Initial deliverables
-----------------------
    -- Target user communities
        -- focus on researchers
        -- what are their current practices, activities -- we should produce a synopsis/overview of the landscape
        -- pick a few to understand in greater detail
    -- Metadata standards
    -- Data standards
    -- Provenance approaches
        -- persistence of availability of data sets
        -- citability of data sets (getting e.g., a DOI)
    -- Data distribution protocols
        -- services that NEON should support (e.g., OGC, OPeNDAP, etc)
    -- Data Portals and aggregators
    -- Recommended partnerships and interactions (e.g., ESIP, others) for standards, etc. (in each of above sections)
        -- leverage existing activities (e.g., DataONE work on data citation)
    
Meta-considerations re: deliverables recommendation
    -- need to highlight tradeoffs in above to help NEON with decisionmaking

    -- Sangil: would like to see biographies for the committee
      -- Wiki section for "Why am I here"
      
    -- Sangil: has NEON started talking to target early data consumers-- what do they expect in terms of consuming data?  A process to evaluate current metadata & data standards on the light of consumer expectations.
    
Action items
---------------
* Jones: doodle for future meeting times (standard slot, 3rd week of each month)

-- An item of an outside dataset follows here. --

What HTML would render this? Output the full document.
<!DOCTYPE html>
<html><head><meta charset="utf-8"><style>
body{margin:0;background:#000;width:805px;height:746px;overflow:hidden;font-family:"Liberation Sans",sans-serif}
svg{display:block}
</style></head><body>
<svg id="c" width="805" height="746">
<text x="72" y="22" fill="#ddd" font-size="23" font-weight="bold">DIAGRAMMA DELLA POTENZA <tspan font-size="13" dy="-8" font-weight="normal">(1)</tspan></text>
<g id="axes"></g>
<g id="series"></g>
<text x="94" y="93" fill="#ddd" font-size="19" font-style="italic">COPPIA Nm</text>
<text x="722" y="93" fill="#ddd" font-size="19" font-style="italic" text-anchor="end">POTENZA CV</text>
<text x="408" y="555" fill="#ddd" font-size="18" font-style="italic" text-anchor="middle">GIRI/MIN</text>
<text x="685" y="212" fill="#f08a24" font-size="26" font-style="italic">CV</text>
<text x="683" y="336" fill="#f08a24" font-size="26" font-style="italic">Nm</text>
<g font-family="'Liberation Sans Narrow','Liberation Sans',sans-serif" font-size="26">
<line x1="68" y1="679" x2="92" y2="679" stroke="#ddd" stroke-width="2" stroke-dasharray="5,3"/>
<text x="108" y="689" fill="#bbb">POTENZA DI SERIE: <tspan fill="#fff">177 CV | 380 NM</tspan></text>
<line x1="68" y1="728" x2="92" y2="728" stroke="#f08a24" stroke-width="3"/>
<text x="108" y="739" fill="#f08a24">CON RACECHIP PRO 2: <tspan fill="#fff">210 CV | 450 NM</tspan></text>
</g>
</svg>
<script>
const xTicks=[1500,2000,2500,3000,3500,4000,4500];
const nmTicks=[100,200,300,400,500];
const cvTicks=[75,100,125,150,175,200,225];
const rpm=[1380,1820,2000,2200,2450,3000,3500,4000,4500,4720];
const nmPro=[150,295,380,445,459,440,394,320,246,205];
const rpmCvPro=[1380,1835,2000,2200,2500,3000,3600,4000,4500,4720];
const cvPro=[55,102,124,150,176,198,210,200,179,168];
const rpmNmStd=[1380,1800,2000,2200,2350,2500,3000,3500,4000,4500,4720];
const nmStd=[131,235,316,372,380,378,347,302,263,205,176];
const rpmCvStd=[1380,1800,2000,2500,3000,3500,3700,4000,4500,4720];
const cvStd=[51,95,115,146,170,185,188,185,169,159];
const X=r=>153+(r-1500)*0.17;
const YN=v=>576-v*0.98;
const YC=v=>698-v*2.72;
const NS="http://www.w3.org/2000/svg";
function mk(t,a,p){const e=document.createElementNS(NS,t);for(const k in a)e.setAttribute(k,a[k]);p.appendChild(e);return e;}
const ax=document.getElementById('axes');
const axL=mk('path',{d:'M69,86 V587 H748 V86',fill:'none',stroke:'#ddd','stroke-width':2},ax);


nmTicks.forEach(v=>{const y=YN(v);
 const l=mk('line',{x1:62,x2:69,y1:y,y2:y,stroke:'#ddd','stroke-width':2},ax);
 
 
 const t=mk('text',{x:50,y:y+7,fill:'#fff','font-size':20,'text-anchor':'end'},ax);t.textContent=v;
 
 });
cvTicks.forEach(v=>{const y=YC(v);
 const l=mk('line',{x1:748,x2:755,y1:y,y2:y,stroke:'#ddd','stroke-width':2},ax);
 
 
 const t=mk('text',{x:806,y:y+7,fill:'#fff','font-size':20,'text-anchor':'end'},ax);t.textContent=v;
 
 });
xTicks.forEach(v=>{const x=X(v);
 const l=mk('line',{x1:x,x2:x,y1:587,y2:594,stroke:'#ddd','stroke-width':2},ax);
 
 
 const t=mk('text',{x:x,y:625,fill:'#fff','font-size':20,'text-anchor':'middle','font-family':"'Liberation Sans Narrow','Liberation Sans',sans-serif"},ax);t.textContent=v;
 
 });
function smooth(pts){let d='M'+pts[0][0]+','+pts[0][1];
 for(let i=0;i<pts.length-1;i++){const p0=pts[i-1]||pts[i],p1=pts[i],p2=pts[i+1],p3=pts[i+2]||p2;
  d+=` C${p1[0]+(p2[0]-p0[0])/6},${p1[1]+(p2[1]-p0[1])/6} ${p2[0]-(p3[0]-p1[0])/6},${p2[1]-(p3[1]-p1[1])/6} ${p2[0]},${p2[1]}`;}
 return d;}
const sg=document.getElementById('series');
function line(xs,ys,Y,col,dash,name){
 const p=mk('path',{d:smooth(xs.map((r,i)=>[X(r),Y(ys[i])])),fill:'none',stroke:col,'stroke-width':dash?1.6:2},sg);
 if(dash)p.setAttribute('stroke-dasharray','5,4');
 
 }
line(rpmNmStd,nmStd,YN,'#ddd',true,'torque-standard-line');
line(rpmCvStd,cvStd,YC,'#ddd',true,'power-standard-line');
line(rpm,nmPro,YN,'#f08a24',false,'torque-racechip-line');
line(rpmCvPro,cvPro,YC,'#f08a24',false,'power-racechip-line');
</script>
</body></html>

* Jones: load notes to wiki
* Jones: enumerate deliverable items on wiki
* Aulenbach: help work out connectivity issues for the wiki
    -- contact Steve Aulenbach at NEON directly for your NEON DSWG wiki logon credentials 
        -- 720.746.4855 
        -- saulenbach@neoninc.org
* All: review the deliverables and make expansions/comments in preparation for next meeing
* All: review background data products for next meeting